Humanity stands at a crossroads between destroying our planet and our souls, versus doing what is necessary to heal and regenerate. Western mainstream society, which dominates much of the world’s approach to addressing large scale problems, has devoted increasingly large amounts of resources and attention to responding to this existential crisis by organizing collaborative efforts for large scale change such as the global effort known as the Sustainable Development Goals (SDGs).

Yet, the principal asset brought to address efforts like the SDGs is mankind’s rational thought. This reliance on the rational has produced technical advances. However, at a human level, this approach has been less effective in creating collaborations in which the whole is greater than the sum of its parts and where virtues such as wisdom, humility and grace are given equal (if not greater) value than intellectual horsepower.


This transforming practice presents the opportunity to re-legitimize the sacred and spiritual as an important part of how collaborative activity to address social problems can become transformational. Divine wisdom and welcoming the sacred is a central tenet of CCLs work because we believe this is a root dimension of the human experience. Mainstream social change has often diminished the role and value of spiritual and sacred integration, and as a result, prevented wholesome practices and Divine inspiration from guiding how collaborative work happens.

From how we operate as a team to the way we invite the sacred into collaborative spaces, CCL lives into the sacred at its core. 

Collective Change Lab, with support from the Wayfarer Foundation, is currently wrapping up a research project focused on how the sacred and spiritual are an important part of addressing social and environmental problems.
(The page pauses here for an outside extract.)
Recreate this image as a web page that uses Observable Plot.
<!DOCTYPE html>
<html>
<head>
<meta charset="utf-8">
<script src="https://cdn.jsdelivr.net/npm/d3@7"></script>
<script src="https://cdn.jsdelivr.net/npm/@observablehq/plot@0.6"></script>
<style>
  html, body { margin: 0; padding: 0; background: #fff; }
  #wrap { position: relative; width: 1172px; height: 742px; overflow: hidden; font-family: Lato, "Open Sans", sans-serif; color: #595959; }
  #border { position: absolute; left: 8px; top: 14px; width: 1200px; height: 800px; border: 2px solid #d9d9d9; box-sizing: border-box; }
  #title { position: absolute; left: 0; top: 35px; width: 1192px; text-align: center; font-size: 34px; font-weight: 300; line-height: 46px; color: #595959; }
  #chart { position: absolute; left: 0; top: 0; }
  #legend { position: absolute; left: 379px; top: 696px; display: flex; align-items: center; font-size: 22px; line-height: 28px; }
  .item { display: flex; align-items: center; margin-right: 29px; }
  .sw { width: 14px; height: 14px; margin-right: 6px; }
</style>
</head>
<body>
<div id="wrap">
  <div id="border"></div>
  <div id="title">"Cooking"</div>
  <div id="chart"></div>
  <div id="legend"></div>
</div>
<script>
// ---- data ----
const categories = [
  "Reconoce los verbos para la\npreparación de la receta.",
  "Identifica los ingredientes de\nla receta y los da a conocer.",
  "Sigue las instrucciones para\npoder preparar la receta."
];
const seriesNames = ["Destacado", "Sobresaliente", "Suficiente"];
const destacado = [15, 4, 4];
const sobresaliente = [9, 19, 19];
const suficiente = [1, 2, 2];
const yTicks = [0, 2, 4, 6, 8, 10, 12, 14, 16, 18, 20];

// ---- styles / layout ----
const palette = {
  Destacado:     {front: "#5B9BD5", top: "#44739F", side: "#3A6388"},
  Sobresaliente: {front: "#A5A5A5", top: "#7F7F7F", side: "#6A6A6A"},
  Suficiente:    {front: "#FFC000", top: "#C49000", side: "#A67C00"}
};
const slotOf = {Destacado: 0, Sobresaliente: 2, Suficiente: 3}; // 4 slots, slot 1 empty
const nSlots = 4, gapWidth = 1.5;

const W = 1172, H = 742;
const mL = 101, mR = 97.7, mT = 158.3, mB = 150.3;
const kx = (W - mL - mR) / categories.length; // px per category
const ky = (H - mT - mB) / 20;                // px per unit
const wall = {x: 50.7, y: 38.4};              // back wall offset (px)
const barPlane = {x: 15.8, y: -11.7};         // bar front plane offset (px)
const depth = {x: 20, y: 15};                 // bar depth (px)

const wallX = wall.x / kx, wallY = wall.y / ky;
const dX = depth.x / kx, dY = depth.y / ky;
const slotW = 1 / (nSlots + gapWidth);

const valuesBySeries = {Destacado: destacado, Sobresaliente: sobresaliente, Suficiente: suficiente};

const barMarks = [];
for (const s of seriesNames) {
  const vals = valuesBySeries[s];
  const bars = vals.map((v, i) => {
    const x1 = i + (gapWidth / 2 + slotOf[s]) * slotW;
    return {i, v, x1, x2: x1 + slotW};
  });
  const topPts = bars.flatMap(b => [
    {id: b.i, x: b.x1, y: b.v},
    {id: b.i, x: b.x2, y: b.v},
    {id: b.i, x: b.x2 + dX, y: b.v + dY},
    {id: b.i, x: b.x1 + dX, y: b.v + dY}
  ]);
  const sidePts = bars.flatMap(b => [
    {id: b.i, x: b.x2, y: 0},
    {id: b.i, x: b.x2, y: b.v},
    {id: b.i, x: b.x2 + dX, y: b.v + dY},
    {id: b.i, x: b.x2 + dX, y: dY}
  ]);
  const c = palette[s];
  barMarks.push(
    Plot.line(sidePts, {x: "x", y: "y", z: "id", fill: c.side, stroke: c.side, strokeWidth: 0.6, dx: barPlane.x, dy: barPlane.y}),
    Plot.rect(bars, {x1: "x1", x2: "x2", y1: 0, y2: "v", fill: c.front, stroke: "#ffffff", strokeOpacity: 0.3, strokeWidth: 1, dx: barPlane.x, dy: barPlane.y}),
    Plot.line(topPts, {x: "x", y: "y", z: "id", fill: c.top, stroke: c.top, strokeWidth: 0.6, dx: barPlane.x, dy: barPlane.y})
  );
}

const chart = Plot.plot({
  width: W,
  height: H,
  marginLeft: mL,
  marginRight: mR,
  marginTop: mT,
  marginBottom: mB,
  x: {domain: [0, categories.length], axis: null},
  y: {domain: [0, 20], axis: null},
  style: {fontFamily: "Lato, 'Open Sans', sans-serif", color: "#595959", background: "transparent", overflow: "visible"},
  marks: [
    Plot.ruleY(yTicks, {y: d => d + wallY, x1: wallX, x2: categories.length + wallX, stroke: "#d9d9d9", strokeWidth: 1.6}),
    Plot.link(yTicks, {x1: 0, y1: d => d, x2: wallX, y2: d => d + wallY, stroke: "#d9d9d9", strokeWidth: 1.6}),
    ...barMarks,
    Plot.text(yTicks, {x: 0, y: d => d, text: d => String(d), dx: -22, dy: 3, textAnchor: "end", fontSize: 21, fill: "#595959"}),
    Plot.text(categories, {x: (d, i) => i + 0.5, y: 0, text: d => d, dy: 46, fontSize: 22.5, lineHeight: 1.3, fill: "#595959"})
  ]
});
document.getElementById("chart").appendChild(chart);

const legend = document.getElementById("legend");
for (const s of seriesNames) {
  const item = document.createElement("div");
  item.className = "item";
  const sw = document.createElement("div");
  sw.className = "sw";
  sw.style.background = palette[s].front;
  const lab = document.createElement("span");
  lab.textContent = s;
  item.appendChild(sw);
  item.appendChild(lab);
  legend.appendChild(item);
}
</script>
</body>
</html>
The goal of our project was to advance dialogue around how mainstream institutional social change culture is missing a critical dimension in social and environmental problem solving efforts in its de-legitimization of spiritual practices as a part of the process.

Spirituality Guides

Quotes & Insights

EMERGING FINDINGS: Spirituality and Systems Change Research

  • Our research found a clear synergy between the qualities of spiritual practitioners and systems change collaborative efforts that can deepen how systems change happens. For instance, we learned about the powerful role Chaplains and spiritual companions can play in movement efforts, supporting the moral, ethical, spiritual, nature-based, and humanistic dimensions that arise when working on social and environmental challenges. 

  • Collective efforts are seldom given the spaciousness to meaningfully bridge collaborative work and the sacred, resulting in surface level engagements with the sacred despite thousands of years of spiritual wisdom waiting to be engaged. There is a massive opportunity to help unleash the collective spiritual intelligence yearning to be awakened in collaborative social change efforts.
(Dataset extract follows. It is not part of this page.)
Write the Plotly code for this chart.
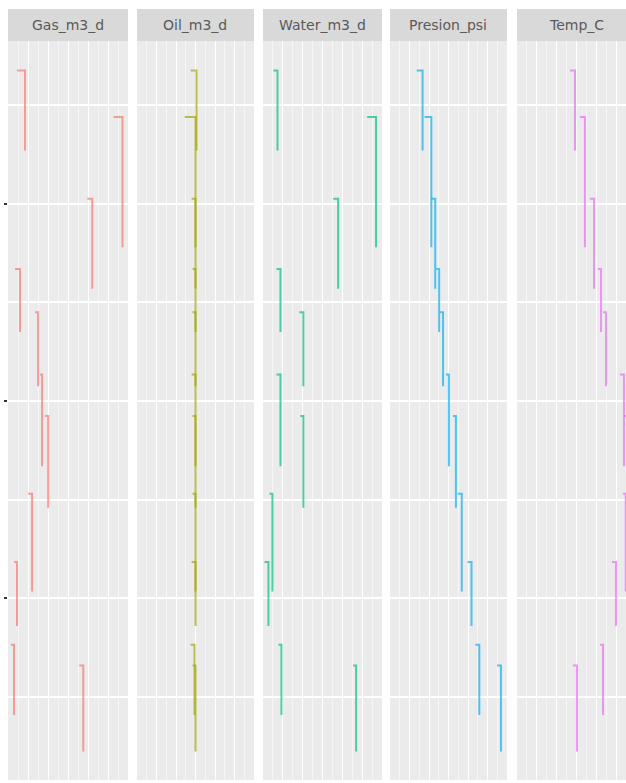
import plotly.graph_objects as go

# ---------------- data ----------------
facets = ["Gas_m3_d", "Oil_m3_d", "Water_m3_d", "Presion_psi", "Temp_C"]
colors = ["#F8766D", "#A3A500", "#00BF7D", "#00B0F6", "#E76BF3"]

# time of each test interval (top = start, bottom = end)
interval_start = [73.5, 68.8, 60.5, 53.4, 49.0, 42.7, 38.5, 30.6, 23.7, 15.3, 13.2]
interval_end = [65.4, 55.6, 51.4, 47.0, 41.5, 33.4, 29.2, 20.7, 17.2, 8.2, 4.5]

gas_first = [900, 10550, 7930, 700, 2710, 3210, 3710, 2010, 600, 300, 7130]
gas_value = [1700, 11450, 8430, 1200, 3010, 3410, 4020, 2410, 900, 600, 7530]

oil_first = [27.5, 24.5, 28.0, 28.5, 28.5, 28.0, 28.5, 28.5, 28.0, 27.5, 28.5]
oil_value = [30.5, 30.0, 30.0, 30.0, 30.0, 30.0, 30.0, 30.0, 30.0, 29.5, 30.0]

water_first = [10.5, 105.0, 70.8, 13.6, 36.6, 13.6, 37.6, 6.5, 1.5, 15.6, 90.9]
water_value = [14.6, 114.0, 75.8, 17.6, 40.7, 17.6, 40.7, 9.5, 5.5, 18.6, 93.9]

pres_first = [685, 885, 1060, 1185, 1285, 1435, 1615, 1740, 1990, 2190, 2745]
pres_value = [835, 1060, 1160, 1260, 1360, 1510, 1690, 1840, 2090, 2290, 2845]

temp_first = [66.6, 71.6, 76.6, 80.7, 83.2, 91.7, 94.0, 93.2, 87.7, 81.7, 68.1]
temp_value = [69.1, 74.1, 78.7, 82.2, 84.7, 93.7, 96.0, 94.6, 89.7, 83.2, 70.1]

firsts = [gas_first, oil_first, water_first, pres_first, temp_first]
values = [gas_value, oil_value, water_value, pres_value, temp_value]

x_ranges = [[0, 12000], [0, 60], [0, 120], [0, 3000], [40, 94.73]]
x_major = [2000, 10, 20, 500, 10]
x_minor = [1000, 5, 10, 250, 5]
y_range = [1.6, 76.5]

# ---------------- layout geometry ----------------
W, H = 626, 783
panel_px = [(8, 128), (137, 254), (263, 382), (390, 507), (517, 626)]
panel_top, panel_bottom = 41, 780
strip_top = 9

fig = go.Figure()

for i, name in enumerate(facets):
    ax = "" if i == 0 else str(i + 1)
    for k in range(len(interval_start)):
        fig.add_trace(go.Scatter(
            x=[firsts[i][k], values[i][k]],
            y=[interval_start[k], interval_end[k]],
            mode="lines",
            line=dict(color=colors[i], width=2, shape="hv"),
            opacity=0.68,
            showlegend=False,
            hoverinfo="skip",
            xaxis="x" + ax, yaxis="y" + ax,
        ))
    x0, x1 = panel_px[i]
    fig.update_layout(**{
        "xaxis" + ax: dict(
            domain=[x0 / W, x1 / W], range=x_ranges[i], anchor="y" + ax,
            showticklabels=False, ticks="", zeroline=False, showline=False,
            showgrid=True, gridcolor="white", gridwidth=1.1, dtick=x_major[i], tick0=0,
            minor=dict(dtick=x_minor[i], tick0=0, showgrid=True, gridcolor="#F6F6F6", gridwidth=0.8),
            fixedrange=True,
        ),
        "yaxis" + ax: dict(
            domain=[(H - panel_bottom) / H, (H - panel_top) / H], range=y_range,
            anchor="x" + ax, showticklabels=False,
            ticks="outside" if i == 0 else "", ticklen=3, tickwidth=1.5, tickcolor="#333333",
            zeroline=False, showline=False,
            showgrid=True, gridcolor="white", gridwidth=2, dtick=20, tick0=0,
            minor=dict(dtick=10, tick0=0, showgrid=True, gridcolor="white", gridwidth=1.5),
            fixedrange=True,
        ),
    })
    # strip
    fig.add_shape(type="rect", xref="paper", yref="paper",
                  x0=x0 / W, x1=x1 / W,
                  y0=(H - panel_top) / H, y1=(H - strip_top) / H,
                  fillcolor="#D9D9D9", line=dict(width=0), layer="below")
    fig.add_annotation(text=name, xref="paper", yref="paper",
                       x=(x0 + (x1 - x0) / 2 if i < 4 else x0 + 119.5 / 2) / W,
                       y=(H - (strip_top + panel_top) / 2) / H,
                       showarrow=False, xanchor="center", yanchor="middle",
                       font=dict(family="DejaVu Sans", size=14, color="#5a5a5a"))

fig.update_layout(
    width=W, height=H,
    margin=dict(l=0, r=0, t=0, b=0),
    paper_bgcolor="white", plot_bgcolor="#EBEBEB",
    showlegend=False,
)

fig.write_html("out.html")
  • Spiritual formation work has often been reserved to faith communities, yet our research indicated that social and environmental problem solving is a ripe space for helping people and communities tap into their spiritual power. Simultaneously, spiritual experiences and beliefs were often seen as inseparable from social and environmental problem solving, yet mainstream structures have limited space to accompany those dimensions while doing the work of serving others and the Earth. 

  • Our research helped document practical ways of acknowledging and repairing from historical harms associated with religion and spirituality, opening processes of reconstruction for what spirituality and the sacred offer in the modern day. Sacred experiencing offers a space for connecting at a deeper level, cultivating restoration of mind, body, spirit, and relationality in ways that can help sustain social change leaders through the inevitably challenging work they encounter. The nature of this repair then translates into material action that helps foster equity, justice, and love-centered ways of engaging with the world. 
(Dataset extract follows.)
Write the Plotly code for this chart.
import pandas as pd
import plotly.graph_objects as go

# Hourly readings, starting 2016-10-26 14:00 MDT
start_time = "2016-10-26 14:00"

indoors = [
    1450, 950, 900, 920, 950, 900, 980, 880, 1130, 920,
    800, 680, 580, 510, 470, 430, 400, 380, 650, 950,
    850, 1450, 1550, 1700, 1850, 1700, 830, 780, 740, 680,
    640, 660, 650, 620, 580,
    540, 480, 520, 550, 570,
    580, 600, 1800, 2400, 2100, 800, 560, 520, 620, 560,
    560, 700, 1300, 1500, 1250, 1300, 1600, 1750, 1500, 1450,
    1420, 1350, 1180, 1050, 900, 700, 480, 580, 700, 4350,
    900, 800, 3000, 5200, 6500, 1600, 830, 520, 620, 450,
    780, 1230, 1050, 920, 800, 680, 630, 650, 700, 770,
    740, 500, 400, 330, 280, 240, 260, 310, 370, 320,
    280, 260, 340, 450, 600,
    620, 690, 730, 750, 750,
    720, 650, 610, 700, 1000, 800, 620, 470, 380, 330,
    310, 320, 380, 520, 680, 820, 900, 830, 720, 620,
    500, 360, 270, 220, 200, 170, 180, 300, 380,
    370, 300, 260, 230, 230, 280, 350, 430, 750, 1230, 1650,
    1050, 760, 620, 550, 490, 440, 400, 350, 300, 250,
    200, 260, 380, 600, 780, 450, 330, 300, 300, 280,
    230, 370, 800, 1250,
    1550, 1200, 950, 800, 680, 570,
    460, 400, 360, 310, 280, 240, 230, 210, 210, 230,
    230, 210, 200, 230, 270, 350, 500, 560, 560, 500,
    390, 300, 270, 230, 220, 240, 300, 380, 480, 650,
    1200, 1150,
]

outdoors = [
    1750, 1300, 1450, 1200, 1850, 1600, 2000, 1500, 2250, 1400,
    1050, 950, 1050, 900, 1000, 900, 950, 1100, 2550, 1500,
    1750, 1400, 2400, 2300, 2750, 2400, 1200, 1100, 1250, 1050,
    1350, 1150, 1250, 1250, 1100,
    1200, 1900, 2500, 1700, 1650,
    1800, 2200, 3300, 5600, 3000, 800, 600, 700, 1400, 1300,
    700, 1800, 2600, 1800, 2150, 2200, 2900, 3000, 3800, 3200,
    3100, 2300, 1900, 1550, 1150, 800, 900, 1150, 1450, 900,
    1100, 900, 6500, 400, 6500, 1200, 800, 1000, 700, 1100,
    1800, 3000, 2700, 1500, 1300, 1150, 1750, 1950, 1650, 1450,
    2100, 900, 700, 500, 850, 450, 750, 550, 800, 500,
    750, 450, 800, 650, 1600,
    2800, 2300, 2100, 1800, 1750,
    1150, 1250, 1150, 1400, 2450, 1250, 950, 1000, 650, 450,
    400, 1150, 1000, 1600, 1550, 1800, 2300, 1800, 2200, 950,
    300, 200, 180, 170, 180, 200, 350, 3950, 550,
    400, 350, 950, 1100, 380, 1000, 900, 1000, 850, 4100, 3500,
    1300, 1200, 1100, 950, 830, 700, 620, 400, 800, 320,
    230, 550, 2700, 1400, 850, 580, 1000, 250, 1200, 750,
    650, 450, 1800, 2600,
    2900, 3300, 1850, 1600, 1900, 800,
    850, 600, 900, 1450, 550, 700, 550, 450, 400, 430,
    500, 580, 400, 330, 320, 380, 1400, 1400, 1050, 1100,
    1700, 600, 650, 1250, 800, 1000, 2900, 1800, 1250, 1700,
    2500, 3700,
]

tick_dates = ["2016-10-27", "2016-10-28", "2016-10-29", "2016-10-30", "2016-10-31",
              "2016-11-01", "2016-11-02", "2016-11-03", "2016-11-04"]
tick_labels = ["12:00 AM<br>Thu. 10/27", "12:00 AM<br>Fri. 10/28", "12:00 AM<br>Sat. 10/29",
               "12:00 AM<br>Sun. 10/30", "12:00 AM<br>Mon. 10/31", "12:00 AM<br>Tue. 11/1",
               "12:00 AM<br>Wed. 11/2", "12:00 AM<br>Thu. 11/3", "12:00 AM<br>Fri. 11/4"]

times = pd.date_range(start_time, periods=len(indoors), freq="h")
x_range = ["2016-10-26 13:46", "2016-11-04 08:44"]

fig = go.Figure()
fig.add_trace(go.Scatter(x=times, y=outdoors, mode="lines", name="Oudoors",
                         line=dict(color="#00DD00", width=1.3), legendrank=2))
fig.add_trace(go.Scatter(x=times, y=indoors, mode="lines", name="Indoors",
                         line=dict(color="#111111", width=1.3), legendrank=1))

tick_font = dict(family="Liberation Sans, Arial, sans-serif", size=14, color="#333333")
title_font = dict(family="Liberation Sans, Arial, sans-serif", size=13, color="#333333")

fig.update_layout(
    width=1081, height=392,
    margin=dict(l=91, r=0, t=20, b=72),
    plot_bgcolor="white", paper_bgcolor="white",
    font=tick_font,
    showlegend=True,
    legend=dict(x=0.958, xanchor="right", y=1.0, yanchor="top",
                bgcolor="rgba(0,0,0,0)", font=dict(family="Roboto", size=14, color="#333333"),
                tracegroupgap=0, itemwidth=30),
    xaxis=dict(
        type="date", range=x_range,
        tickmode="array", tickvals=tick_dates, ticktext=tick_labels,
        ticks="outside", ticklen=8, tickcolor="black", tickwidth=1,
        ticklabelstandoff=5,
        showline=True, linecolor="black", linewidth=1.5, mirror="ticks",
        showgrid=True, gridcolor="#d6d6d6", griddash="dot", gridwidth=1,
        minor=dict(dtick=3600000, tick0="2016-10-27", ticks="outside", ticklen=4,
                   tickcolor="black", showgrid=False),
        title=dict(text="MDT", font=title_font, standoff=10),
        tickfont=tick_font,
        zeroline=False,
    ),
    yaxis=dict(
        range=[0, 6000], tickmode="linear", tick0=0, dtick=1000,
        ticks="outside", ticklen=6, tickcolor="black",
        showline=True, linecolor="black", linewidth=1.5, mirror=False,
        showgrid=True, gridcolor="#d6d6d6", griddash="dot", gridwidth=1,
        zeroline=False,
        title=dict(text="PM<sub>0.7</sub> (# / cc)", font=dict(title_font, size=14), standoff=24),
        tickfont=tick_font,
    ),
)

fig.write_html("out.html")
  • Tapping into the intelligence of the world's spiritual practices offers a much needed resource for sense-making in a rapidly changing, ever complex world. As one contributor shared, “there's a reason that religious language persists - because it provides ways of understanding the world and understanding ourselves. And then it gives us practice.” More than ever, resourcing ourselves with ways to embrace the unknown, work with what is sacred, and to be in a deeper relationship with ourselves, others, and the natural world are crucially needed. What's beautiful is that many of these resources already exist, with long lineages of care-takers waiting to share them while being in relationship with the social change sector. 

  • The fundamental value of this work was reaffirmed in our research and acknowledged by the practitioners we connected to, indicating that we are at a growing resonance point and edge of what is needed to propel transformation in the world.